start

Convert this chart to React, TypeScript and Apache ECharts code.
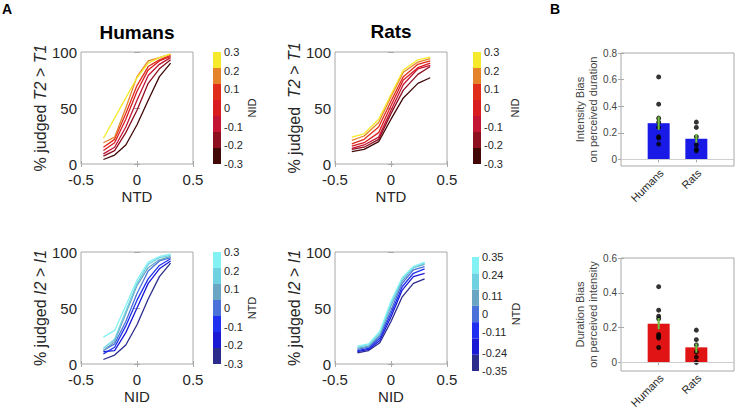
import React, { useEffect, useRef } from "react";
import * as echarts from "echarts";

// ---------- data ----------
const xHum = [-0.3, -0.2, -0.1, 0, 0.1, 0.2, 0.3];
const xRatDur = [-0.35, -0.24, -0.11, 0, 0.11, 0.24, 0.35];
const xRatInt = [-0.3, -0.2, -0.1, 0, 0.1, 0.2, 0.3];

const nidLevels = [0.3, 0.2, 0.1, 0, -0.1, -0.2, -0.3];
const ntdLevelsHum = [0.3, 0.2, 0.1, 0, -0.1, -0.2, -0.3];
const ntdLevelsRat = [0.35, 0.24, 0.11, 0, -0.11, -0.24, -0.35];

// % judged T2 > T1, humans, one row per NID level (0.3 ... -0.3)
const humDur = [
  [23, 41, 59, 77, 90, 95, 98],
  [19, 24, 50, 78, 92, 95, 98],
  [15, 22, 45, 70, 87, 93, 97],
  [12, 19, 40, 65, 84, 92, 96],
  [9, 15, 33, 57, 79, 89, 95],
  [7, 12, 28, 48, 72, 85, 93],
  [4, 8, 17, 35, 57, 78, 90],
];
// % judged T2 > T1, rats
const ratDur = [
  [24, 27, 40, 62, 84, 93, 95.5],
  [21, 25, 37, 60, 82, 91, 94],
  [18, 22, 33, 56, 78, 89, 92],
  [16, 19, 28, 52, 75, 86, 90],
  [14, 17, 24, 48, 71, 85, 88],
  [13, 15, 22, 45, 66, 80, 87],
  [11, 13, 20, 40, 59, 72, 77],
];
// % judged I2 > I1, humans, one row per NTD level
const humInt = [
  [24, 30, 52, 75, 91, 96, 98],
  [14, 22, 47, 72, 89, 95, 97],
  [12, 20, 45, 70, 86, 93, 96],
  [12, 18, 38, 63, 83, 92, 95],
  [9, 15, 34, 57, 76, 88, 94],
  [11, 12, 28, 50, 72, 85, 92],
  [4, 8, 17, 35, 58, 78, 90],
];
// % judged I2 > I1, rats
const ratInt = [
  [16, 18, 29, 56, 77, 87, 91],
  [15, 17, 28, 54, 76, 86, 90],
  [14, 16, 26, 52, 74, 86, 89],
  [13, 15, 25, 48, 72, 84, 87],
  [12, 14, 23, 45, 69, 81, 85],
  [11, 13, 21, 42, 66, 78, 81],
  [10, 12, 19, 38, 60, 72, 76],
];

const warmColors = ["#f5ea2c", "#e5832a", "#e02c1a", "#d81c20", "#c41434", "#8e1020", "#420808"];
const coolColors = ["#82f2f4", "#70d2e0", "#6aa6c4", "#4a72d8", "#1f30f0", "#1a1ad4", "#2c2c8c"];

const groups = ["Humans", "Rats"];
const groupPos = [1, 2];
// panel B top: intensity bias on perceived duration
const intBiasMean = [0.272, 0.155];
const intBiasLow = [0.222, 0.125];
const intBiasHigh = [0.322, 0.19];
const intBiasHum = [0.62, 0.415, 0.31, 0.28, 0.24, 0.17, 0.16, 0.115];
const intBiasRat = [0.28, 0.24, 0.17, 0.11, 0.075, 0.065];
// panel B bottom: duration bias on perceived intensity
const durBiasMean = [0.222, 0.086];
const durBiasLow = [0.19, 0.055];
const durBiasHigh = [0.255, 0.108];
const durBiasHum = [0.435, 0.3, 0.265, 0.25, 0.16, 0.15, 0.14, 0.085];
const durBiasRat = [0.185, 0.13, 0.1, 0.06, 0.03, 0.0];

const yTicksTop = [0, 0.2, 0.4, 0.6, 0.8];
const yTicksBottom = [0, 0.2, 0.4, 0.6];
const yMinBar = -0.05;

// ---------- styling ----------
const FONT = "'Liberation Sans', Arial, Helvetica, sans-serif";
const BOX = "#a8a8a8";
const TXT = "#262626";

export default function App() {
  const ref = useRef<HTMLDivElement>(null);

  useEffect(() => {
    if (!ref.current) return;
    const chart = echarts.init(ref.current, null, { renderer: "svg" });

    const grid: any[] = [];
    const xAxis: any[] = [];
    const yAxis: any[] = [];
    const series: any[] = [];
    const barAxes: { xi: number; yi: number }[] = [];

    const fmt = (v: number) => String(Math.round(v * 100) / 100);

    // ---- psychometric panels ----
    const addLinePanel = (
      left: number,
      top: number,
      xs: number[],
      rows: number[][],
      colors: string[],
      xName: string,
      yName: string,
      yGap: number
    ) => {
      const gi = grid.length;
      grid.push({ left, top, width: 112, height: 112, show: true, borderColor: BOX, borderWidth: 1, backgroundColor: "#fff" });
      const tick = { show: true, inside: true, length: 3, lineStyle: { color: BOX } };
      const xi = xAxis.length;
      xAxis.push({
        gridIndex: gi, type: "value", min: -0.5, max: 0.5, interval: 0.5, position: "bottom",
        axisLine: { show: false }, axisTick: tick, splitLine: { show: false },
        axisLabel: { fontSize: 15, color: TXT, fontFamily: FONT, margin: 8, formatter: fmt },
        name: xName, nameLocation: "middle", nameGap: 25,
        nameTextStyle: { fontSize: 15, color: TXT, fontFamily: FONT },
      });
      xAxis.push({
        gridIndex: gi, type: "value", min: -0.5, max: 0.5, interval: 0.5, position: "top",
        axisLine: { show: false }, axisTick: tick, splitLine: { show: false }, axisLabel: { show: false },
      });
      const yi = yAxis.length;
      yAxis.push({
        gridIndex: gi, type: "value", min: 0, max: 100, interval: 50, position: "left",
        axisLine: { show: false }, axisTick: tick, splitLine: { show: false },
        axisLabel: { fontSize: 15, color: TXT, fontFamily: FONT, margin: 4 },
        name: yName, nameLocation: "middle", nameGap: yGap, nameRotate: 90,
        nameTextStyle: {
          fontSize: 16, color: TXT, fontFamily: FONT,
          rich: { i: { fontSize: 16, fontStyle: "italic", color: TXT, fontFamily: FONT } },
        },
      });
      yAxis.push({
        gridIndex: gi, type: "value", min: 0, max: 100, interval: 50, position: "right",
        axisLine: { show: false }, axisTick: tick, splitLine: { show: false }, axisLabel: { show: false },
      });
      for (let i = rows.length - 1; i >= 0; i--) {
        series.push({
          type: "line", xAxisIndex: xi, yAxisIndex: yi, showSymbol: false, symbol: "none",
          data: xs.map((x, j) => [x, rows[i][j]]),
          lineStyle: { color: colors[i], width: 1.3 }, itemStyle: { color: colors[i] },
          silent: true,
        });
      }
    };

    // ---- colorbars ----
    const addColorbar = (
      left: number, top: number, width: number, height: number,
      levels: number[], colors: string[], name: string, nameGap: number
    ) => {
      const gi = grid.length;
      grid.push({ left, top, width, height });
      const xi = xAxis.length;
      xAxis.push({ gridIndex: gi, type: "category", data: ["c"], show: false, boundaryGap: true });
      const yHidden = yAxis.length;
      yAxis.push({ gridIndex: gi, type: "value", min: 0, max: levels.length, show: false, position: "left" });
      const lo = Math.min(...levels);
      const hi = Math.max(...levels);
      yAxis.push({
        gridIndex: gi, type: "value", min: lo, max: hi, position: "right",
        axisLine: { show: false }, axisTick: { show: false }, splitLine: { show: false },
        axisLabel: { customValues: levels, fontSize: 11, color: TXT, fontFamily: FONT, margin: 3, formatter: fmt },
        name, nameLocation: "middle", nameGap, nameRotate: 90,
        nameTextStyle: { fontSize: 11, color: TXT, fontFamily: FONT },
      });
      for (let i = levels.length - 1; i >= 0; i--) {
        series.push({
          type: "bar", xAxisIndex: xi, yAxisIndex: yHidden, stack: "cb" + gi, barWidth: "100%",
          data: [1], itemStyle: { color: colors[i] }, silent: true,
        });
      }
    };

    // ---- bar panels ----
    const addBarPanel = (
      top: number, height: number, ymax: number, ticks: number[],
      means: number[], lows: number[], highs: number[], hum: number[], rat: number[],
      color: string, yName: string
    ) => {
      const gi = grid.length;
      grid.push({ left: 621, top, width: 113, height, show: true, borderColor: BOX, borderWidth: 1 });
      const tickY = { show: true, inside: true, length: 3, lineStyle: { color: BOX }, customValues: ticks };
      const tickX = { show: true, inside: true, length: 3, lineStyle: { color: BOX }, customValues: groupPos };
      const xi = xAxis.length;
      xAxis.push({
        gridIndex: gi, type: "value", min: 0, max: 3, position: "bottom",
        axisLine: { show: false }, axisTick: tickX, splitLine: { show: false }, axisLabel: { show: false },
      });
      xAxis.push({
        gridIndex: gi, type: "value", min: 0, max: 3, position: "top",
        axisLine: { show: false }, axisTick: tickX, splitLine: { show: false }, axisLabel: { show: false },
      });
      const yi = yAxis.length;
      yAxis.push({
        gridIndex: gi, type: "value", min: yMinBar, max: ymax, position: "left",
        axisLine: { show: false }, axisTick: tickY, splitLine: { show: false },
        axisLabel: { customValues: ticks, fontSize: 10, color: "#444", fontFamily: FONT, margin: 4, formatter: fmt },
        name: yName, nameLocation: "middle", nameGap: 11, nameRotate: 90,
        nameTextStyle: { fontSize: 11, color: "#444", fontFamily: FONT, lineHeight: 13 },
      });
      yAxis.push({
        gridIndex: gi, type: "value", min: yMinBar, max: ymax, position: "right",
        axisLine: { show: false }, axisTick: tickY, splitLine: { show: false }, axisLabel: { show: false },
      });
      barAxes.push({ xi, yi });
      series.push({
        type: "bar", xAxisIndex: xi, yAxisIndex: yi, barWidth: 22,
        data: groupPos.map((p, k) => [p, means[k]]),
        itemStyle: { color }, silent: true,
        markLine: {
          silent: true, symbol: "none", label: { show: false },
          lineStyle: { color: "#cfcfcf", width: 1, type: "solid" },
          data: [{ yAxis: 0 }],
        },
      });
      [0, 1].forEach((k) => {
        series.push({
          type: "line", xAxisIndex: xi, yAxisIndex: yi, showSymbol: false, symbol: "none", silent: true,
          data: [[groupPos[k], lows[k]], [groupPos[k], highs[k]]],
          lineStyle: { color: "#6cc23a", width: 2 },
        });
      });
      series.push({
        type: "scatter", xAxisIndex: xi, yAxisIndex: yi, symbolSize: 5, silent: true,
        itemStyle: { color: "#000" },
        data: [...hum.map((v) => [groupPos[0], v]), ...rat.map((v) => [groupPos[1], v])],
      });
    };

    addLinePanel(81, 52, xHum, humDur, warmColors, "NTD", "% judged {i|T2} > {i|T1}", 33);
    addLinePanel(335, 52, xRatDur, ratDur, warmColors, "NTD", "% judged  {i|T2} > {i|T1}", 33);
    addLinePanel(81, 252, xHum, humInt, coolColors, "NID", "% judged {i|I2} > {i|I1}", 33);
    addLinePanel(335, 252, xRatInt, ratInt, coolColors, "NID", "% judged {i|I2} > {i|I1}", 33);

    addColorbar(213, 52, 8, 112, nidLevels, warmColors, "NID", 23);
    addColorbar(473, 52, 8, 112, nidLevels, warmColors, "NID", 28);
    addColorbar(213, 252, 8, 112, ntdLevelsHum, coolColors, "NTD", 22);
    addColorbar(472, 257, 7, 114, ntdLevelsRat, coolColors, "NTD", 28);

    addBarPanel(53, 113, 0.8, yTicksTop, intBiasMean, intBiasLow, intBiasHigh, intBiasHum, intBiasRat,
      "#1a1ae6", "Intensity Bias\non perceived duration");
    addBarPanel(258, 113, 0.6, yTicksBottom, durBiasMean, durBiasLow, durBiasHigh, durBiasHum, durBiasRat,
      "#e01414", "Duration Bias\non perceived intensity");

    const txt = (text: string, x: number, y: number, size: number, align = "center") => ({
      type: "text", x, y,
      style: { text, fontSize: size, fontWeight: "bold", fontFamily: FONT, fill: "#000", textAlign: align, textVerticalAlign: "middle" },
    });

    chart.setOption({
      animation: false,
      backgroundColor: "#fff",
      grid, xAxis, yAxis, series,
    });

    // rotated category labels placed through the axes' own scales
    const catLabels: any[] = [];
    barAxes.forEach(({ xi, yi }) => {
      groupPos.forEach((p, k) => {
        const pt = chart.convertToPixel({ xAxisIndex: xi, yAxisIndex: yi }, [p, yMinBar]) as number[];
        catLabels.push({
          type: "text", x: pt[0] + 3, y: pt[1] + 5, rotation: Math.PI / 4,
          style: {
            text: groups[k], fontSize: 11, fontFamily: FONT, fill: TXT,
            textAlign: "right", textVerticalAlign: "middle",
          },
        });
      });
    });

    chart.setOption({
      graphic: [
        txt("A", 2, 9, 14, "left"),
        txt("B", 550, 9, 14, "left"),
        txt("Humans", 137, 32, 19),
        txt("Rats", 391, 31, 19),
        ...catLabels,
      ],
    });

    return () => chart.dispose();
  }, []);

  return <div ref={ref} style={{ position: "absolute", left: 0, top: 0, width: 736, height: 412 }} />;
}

end

- [Objective]
Please quote the lines of the material, beginning with the first and ending with the one that contains "const ntdLevelsRat = [0.35, 0.24, 0.11, 0, -0.11, -0.24, -0.35];", exactly as written and without any pictures.

- [Result of the task]
Convert this chart to React, TypeScript and Apache ECharts code.
import React, { useEffect, useRef } from "react";
import * as echarts from "echarts";

// ---------- data ----------
const xHum = [-0.3, -0.2, -0.1, 0, 0.1, 0.2, 0.3];
const xRatDur = [-0.35, -0.24, -0.11, 0, 0.11, 0.24, 0.35];
const xRatInt = [-0.3, -0.2, -0.1, 0, 0.1, 0.2, 0.3];

const nidLevels = [0.3, 0.2, 0.1, 0, -0.1, -0.2, -0.3];
const ntdLevelsHum = [0.3, 0.2, 0.1, 0, -0.1, -0.2, -0.3];
const ntdLevelsRat = [0.35, 0.24, 0.11, 0, -0.11, -0.24, -0.35];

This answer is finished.